It's disconcerting not to mention a bit nauseating to ride backwards. In a Metro train for example. I did it twice yesterday. The only people I ever knew who had eyes in the back of their heads were the Sisters of Christian Charity who taught me during my grade school years at Saint Boniface parish growing up in Williamsport. They could tell what I was doing even when they were writing on the chalk board with their backs to the class. Writing with perfect penmanship I might add. Those Sisters would be designed and quite able to ride backwards. But not me. And not most other people.
We just have eyes in the front. Facing squarely and dually ahead to give us that colorful, stereoscopic vision that vaulted the small, prehistoric, tree-dwelling mammals into the future of humanity. We evolved to be looking ahead. Toward what's coming. Not with our backs to the future. But focussed ahead. Clearly on the future.
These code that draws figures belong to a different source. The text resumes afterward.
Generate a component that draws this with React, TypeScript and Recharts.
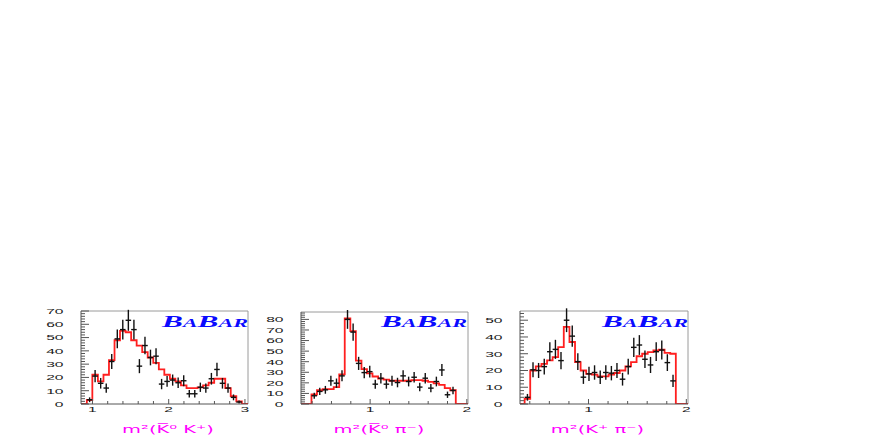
import React from 'react';
import { ComposedChart, Line, Scatter, XAxis, YAxis, ErrorBar, ReferenceLine } from 'recharts';

// panel 1 : m2(K0bar K+)
const kkCenters = [0.963, 1.035, 1.108, 1.181, 1.253, 1.326, 1.398, 1.471, 1.544, 1.616, 1.689, 1.761, 1.834, 1.907, 1.979, 2.052, 2.124, 2.197, 2.27, 2.342, 2.415, 2.487, 2.56, 2.633, 2.705, 2.778, 2.85, 2.923];
const kkCounts = [3.2, 21, 15.6, 12, 32, 49, 56, 63, 56, 28.5, 44, 35, 36, 15, 17, 18, 16, 17.5, 7.7, 7.7, 12.6, 12, 19, 26, 15.6, 12, 5, 1.5];
const kkErrors = [1.8, 4.6, 4.0, 3.5, 5.7, 7.0, 7.5, 7.9, 7.5, 5.3, 6.6, 5.9, 6.0, 3.9, 4.1, 4.2, 4.0, 4.2, 2.8, 2.8, 3.5, 3.5, 4.4, 5.1, 4.0, 3.5, 2.2, 1.2];
const kkFit = [3, 22, 17, 22, 33, 48, 55, 54, 48, 44, 39, 35, 31, 26, 22, 19, 17, 14, 12, 12, 12.5, 14, 16, 19, 19, 12, 6, 2];
const kkBinWidth = 0.0726;

// panel 2 : m2(K0bar pi-)
const kpiCenters = [0.422, 0.479, 0.537, 0.594, 0.652, 0.709, 0.766, 0.824, 0.881, 0.939, 0.996, 1.053, 1.111, 1.168, 1.226, 1.283, 1.341, 1.398, 1.455, 1.513, 1.57, 1.628, 1.685, 1.742, 1.8, 1.857];
const kpiCounts = [7.8, 11.9, 13.4, 21.9, 19.7, 26.6, 80, 68, 38.4, 29.7, 30.6, 18.75, 24.4, 18.75, 21.9, 20.3, 26.6, 21.25, 25.3, 16, 24.4, 15, 21.25, 32.2, 8.75, 12.8];
const kpiErrors = [2.8, 3.4, 3.7, 4.7, 4.4, 5.2, 8.9, 8.2, 6.2, 5.4, 5.5, 4.3, 4.9, 4.3, 4.7, 4.5, 5.2, 4.6, 5.0, 4.0, 4.9, 3.9, 4.6, 5.7, 3.0, 3.6];
const kpiFit = [9, 13, 14, 14, 16, 28, 81, 69, 41, 33, 29, 26, 24, 23, 22, 22, 22, 22, 22.5, 22.5, 22, 21, 19.5, 18, 15, 13];
const kpiBinWidth = 0.0574;

// panel 3 : m2(K+ pi-)
const kppCenters = [0.376, 0.433, 0.49, 0.548, 0.605, 0.662, 0.719, 0.776, 0.834, 0.891, 0.948, 1.005, 1.062, 1.12, 1.177, 1.234, 1.291, 1.348, 1.406, 1.463, 1.52, 1.577, 1.634, 1.692, 1.749, 1.806, 1.864];
const kppCounts = [4, 20.4, 20, 22.3, 31.2, 32.6, 25.9, 50, 40.5, 25.3, 16, 18, 18.8, 16, 18.8, 18.4, 20, 14.8, 22.3, 33.8, 35.2, 26.7, 23.3, 31.2, 32.2, 24.7, 13.8];
const kppErrors = [2.0, 4.5, 4.5, 4.7, 5.6, 5.7, 5.1, 7.1, 6.4, 5.0, 4.0, 4.2, 4.3, 4.0, 4.3, 4.3, 4.5, 3.8, 4.7, 5.8, 5.9, 5.2, 4.8, 5.6, 5.7, 5.0, 3.7];
const kppFit = [3, 20, 22.5, 24, 26, 28, 34, 46, 37, 25, 20, 18, 17.5, 16.5, 16.5, 17.5, 18.5, 20, 22.5, 25, 28.5, 30, 31, 32, 32.5, 30.5, 30];
const kppBinWidth = 0.0572;

// axis labels
const kkYLabels = [0, 10, 20, 30, 40, 50, 60, 70];
const kpiYLabels = [0, 10, 20, 30, 40, 50, 60, 70, 80];
const kppYLabels = [0, 10, 20, 30, 40, 50];
const kkXLabels = [1, 2, 3];
const kpiXLabels = [1, 2];
const kppXLabels = [1, 2];

const TICK_FONT = '"Liberation Sans", Arial, sans-serif';
const AXIS = '#555';
const FRAME = '#9a9a9a';

const steps = (lo: number, hi: number, step: number) => {
  const out: number[] = [];
  const start = Math.ceil(lo / step - 1e-6);
  for (let i = start; i * step <= hi + 1e-6; i++) out.push(+(i * step).toFixed(4));
  return out;
};

const isIn = (v: number, list: number[]) => list.some((l) => Math.abs(l - v) < 1e-6);

type PanelProps = {
  plot: { left: number; top: number; right: number; bottom: number };
  xDomain: [number, number];
  yDomain: [number, number];
  centers: number[];
  counts: number[];
  errors: number[];
  fit: number[];
  binWidth: number;
  xLabels: number[];
  yLabels: number[];
};

const Panel: React.FC<PanelProps> = ({ plot, xDomain, yDomain, centers, counts, errors, fit, binWidth, xLabels, yLabels }) => {
  const yAxisW = 50;
  const xAxisH = 22;
  const mTop = 10;
  const mRight = 10;
  const width = plot.right - plot.left + yAxisW + mRight;
  const height = plot.bottom - plot.top + mTop + xAxisH;

  const points = centers.map((x, i) => ({ x, y: counts[i], ey: errors[i], ex: binWidth / 2 }));
  const fitRows = [
    { x: xDomain[0], y: 0 },
    ...centers.map((c, i) => ({ x: c - binWidth / 2, y: fit[i] })),
    { x: centers[centers.length - 1] + binWidth / 2, y: 0 },
    { x: xDomain[1], y: 0 },
  ];

  const yTicks = steps(yDomain[0], yDomain[1], 2);
  const xTicks = steps(xDomain[0], xDomain[1], 0.2);

  const renderYTick = (p: any) => {
    const v = p.payload.value;
    const major = isIn(v, yLabels);
    return (
      <g>
        <line x1={p.x} y1={p.y} x2={p.x + (major ? 8 : 4)} y2={p.y} stroke={AXIS} strokeWidth={1} />
        {major && (
          <text transform={`translate(${p.x - 17.5},${p.y + 2.8}) scale(1.95,1)`} textAnchor="end" fontSize={8} fontFamily={TICK_FONT} fill="#1a1a1a">
            {v}
          </text>
        )}
      </g>
    );
  };

  const renderXTick = (p: any) => {
    const v = p.payload.value;
    const major = isIn(v, xLabels);
    return (
      <g>
        <line x1={p.x} y1={p.y} x2={p.x} y2={p.y - (major ? 5 : 3)} stroke={AXIS} strokeWidth={1} />
        {major && (
          <text transform={`translate(${p.x},${p.y + 8}) scale(1.95,1)`} textAnchor="middle" fontSize={8} fontFamily={TICK_FONT} fill="#1a1a1a">
            {v}
          </text>
        )}
      </g>
    );
  };

  return (
    <div style={{ position: 'absolute', left: plot.left - yAxisW, top: plot.top - mTop, width, height }}>
      <ComposedChart width={width} height={height} margin={{ top: mTop, right: mRight, bottom: 0, left: 0 }}>
        <XAxis
          type="number"
          dataKey="x"
          domain={xDomain}
          allowDataOverflow
          ticks={xTicks}
          interval={0}
          tickSize={0}
          tickMargin={0}
          tickLine={false}
          tick={renderXTick}
          height={xAxisH}
          axisLine={{ stroke: AXIS }}
        />
        <YAxis
          type="number"
          domain={yDomain}
          allowDataOverflow
          ticks={yTicks}
          interval={0}
          tickSize={0}
          tickMargin={0}
          tickLine={false}
          tick={renderYTick}
          width={yAxisW}
          axisLine={{ stroke: AXIS }}
        />
        <ReferenceLine y={yDomain[1]} stroke={FRAME} strokeWidth={1} />
        <ReferenceLine x={xDomain[1]} stroke={FRAME} strokeWidth={1} />
        <Line
          data={fitRows}
          dataKey="y"
          type="stepAfter"
          stroke="#ff1f1f"
          strokeWidth={1.8}
          dot={false}
          activeDot={false}
          isAnimationActive={false}
        />
        <Scatter data={points} dataKey="y" shape={() => <g />} isAnimationActive={false}>
          <ErrorBar dataKey="ey" direction="y" width={0} stroke="#111" strokeWidth={1.4} isAnimationActive={false} />
          <ErrorBar dataKey="ex" direction="x" width={0} stroke="#111" strokeWidth={1.4} isAnimationActive={false} />
        </Scatter>
      </ComposedChart>
    </div>
  );
};

const TITLE_FONT = '"DejaVu Sans", sans-serif';

const Title: React.FC<{ x: number; text: string }> = ({ x, text }) => (
  <text transform={`translate(${x},433) scale(1.95,1)`} textAnchor="middle" fontSize={10} fontFamily={TITLE_FONT} fill="#ff00ff">
    {text}
  </text>
);

const Logo: React.FC<{ x: number }> = ({ x }) => (
  <text
    x={x}
    y={326.5}
    textLength={86}
    lengthAdjust="spacingAndGlyphs"
    fontFamily='"Liberation Serif", "Times New Roman", serif'
    fontStyle="italic"
    fontWeight="bold"
    fill="#0a0aff"
  >
    <tspan fontSize={17}>B</tspan>
    <tspan fontSize={12}>A</tspan>
    <tspan fontSize={17}>B</tspan>
    <tspan fontSize={12}>AR</tspan>
  </text>
);

export default function App() {
  return (
    <div style={{ position: 'absolute', left: 0, top: 0, width: 872, height: 436, background: '#fff', overflow: 'hidden' }}>
      <Panel
        plot={{ left: 81, top: 311, right: 248, bottom: 404 }}
        xDomain={[0.85, 3.04]}
        yDomain={[0, 70]}
        centers={kkCenters}
        counts={kkCounts}
        errors={kkErrors}
        fit={kkFit}
        binWidth={kkBinWidth}
        xLabels={kkXLabels}
        yLabels={kkYLabels}
      />
      <Panel
        plot={{ left: 301, top: 312, right: 468, bottom: 404 }}
        xDomain={[0.285, 2.012]}
        yDomain={[0, 87]}
        centers={kpiCenters}
        counts={kpiCounts}
        errors={kpiErrors}
        fit={kpiFit}
        binWidth={kpiBinWidth}
        xLabels={kpiXLabels}
        yLabels={kpiYLabels}
      />
      <Panel
        plot={{ left: 520, top: 311, right: 688, bottom: 404 }}
        xDomain={[0.3, 2.017]}
        yDomain={[0, 55.5]}
        centers={kppCenters}
        counts={kppCounts}
        errors={kppErrors}
        fit={kppFit}
        binWidth={kppBinWidth}
        xLabels={kppXLabels}
        yLabels={kppYLabels}
      />
      <svg width={872} height={436} style={{ position: 'absolute', left: 0, top: 0, pointerEvents: 'none' }}>
        <Title x={168} text={'m\u00b2(K\u0305\u2070 K\u207a)'} />
        <Title x={379} text={'m\u00b2(K\u0305\u2070 \u03c0\u207b)'} />
        <Title x={597.5} text={'m\u00b2(K\u207a \u03c0\u207b)'} />
        <Logo x={162} />
        <Logo x={381} />
        <Logo x={602} />
      </svg>
    </div>
  );
}
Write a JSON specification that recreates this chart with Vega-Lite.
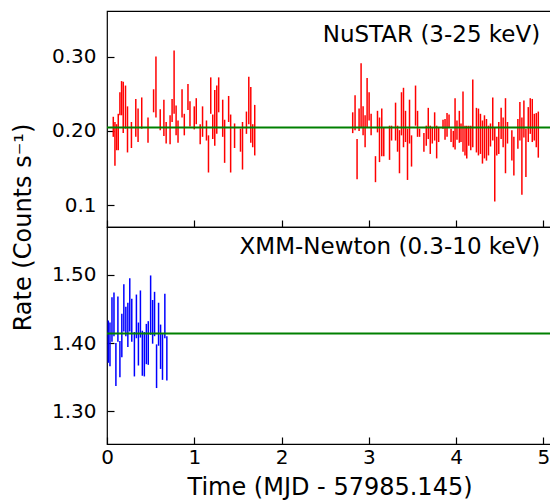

That's why it doesn't work when I ride backwards on the Metro train. I'm facing what's been left behind, watching the present blur quickly by as it passes on the right and left. With little clue of what lies ahead.
This morning on our walk Kooper and I sniffed our way south down Washington Street. Into a mild southerly wind that will bring a bit of warmth and thaw into our future, out of a past few weeks that have been a decidedly chilly. Could spring be far behind?